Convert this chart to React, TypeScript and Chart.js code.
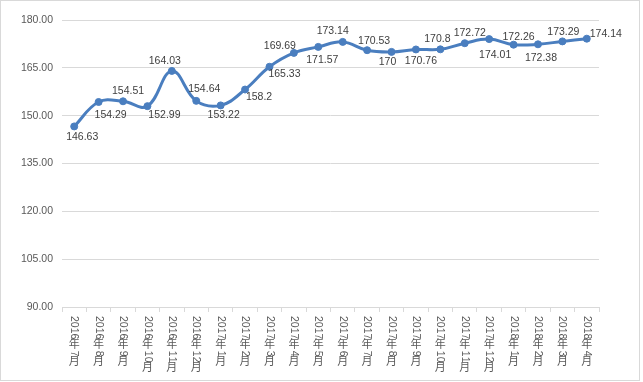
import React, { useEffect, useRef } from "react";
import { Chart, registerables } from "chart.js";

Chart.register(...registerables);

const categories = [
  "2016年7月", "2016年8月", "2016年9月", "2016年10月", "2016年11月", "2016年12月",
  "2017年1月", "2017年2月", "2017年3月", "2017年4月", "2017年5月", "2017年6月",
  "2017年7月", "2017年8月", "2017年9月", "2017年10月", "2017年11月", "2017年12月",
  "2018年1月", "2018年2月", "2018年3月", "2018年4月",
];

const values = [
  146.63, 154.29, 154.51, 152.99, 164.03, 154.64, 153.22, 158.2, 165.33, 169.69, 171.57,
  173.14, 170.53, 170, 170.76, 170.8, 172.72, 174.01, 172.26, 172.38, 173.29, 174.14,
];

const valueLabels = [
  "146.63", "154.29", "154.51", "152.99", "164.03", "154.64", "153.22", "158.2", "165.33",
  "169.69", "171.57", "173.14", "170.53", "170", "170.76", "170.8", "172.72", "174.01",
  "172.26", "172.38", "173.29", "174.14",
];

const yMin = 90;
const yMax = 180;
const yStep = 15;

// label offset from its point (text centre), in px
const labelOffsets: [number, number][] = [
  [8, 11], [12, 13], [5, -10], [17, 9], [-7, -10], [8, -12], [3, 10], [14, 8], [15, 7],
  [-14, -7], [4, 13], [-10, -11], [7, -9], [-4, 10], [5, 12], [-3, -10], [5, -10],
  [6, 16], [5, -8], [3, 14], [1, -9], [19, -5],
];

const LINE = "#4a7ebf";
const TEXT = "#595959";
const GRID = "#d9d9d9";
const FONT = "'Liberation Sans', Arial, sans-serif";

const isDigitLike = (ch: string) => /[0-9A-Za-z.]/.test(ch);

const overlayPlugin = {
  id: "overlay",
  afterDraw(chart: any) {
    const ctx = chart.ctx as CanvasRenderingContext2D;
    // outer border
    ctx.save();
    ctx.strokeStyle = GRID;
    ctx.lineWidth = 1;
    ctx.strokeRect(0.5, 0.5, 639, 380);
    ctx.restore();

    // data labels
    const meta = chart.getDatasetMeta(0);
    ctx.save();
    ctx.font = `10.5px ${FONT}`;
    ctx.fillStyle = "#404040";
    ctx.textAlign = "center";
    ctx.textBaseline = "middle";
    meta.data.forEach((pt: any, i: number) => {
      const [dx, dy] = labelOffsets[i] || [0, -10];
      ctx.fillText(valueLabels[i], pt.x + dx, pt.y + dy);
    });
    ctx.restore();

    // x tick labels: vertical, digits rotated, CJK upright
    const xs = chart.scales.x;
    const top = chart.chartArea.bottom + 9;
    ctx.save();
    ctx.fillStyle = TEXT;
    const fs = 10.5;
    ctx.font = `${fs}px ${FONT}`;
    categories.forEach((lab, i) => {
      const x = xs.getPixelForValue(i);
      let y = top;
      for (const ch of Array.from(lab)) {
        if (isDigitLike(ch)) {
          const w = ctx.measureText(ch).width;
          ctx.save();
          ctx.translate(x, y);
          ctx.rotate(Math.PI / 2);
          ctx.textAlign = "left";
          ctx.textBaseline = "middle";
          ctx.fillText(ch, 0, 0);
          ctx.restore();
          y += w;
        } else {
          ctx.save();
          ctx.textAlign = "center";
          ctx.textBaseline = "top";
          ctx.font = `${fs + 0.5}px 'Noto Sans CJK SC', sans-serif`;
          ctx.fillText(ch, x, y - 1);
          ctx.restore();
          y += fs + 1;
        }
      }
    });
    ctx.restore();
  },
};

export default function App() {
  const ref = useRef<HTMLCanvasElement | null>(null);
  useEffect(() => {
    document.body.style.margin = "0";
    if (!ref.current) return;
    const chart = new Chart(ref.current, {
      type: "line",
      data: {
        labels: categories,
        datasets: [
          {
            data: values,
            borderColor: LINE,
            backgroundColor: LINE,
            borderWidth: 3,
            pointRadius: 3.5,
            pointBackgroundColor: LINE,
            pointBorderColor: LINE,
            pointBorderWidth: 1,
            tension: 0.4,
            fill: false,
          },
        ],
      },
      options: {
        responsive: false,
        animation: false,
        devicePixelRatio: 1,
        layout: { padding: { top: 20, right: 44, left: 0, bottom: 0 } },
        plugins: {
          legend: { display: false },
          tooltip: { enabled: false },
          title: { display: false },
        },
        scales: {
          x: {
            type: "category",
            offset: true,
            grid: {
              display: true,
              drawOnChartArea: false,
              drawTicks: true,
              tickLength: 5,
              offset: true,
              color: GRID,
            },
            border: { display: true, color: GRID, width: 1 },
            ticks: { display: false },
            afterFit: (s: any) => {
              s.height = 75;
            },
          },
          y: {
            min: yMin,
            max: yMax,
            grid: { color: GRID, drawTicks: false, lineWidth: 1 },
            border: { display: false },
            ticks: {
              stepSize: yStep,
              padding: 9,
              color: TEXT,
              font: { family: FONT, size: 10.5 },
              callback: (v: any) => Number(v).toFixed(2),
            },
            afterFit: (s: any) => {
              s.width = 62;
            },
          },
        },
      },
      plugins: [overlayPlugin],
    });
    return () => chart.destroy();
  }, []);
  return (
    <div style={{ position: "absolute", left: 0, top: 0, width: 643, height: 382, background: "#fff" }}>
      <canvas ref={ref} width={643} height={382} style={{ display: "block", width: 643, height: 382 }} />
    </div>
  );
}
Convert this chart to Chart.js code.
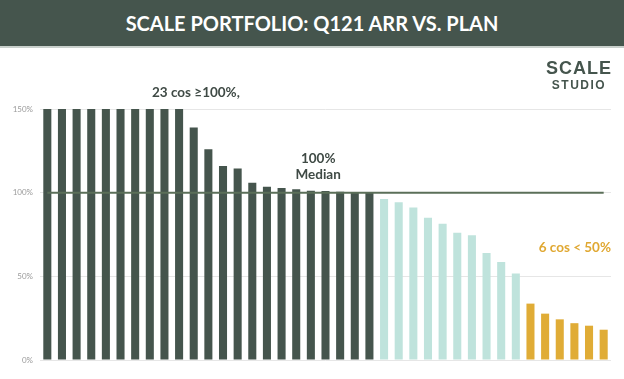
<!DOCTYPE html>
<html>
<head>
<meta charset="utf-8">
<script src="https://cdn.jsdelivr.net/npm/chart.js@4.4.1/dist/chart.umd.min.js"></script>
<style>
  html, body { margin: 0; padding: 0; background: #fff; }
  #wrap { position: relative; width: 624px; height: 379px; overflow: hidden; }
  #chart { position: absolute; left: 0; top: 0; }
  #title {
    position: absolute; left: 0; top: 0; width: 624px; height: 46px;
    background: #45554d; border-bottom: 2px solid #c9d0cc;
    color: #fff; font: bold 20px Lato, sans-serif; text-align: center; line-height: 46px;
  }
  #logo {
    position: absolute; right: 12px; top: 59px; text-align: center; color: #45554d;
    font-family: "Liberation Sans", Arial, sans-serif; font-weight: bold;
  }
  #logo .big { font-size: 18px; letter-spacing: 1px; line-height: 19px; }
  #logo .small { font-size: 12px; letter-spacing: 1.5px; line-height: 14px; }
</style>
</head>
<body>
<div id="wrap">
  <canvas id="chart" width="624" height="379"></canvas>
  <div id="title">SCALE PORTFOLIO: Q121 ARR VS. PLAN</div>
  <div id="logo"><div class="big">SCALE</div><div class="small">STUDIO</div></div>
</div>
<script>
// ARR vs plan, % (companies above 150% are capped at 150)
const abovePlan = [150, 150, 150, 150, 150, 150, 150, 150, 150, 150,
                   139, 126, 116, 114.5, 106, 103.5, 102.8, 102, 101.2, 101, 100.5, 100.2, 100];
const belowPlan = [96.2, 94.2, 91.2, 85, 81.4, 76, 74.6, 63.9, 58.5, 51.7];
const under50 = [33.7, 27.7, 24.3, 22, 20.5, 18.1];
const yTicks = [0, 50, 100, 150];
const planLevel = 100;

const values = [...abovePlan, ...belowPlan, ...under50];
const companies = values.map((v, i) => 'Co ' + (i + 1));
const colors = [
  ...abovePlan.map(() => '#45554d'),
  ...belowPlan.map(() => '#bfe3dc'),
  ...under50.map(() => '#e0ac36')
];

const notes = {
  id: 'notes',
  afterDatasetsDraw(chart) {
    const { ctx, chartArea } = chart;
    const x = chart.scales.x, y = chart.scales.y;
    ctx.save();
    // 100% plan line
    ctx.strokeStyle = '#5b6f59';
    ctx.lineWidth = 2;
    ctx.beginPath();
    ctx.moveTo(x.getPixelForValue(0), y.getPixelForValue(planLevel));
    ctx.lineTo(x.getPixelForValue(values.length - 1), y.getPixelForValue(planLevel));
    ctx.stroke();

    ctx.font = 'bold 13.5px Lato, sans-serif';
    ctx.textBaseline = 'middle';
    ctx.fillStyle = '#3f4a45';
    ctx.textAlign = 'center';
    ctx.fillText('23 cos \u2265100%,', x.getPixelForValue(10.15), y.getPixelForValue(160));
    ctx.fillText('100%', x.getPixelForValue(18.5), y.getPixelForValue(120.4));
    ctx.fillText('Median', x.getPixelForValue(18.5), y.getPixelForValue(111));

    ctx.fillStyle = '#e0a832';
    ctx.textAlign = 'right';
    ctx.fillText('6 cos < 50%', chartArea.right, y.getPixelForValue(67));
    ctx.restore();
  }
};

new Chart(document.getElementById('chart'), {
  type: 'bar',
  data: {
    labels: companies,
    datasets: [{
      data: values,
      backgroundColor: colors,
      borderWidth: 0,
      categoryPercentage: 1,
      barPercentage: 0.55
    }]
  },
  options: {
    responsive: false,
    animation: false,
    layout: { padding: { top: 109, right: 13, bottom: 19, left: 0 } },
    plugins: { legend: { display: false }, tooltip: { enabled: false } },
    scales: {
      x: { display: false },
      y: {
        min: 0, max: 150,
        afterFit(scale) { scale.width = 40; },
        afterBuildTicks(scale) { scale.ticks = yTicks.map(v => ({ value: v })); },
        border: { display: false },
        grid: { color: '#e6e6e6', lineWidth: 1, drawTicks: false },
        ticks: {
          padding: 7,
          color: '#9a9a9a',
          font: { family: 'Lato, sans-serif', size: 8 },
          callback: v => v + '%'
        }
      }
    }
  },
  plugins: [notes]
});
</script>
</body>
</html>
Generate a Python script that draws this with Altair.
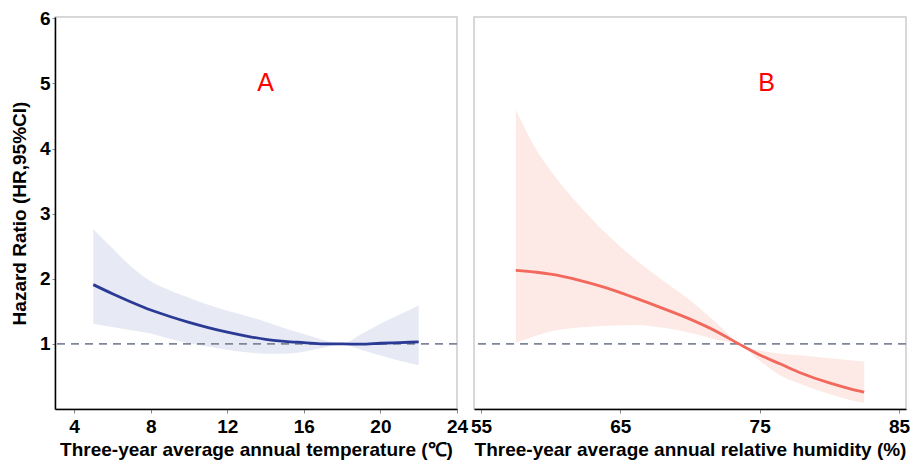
━━━━━━━━
◆ What is asked ◆
Of all the lines above, how many contain the word "Convert"? Answer with only the number.

◆ Reply to the exercise ◆
2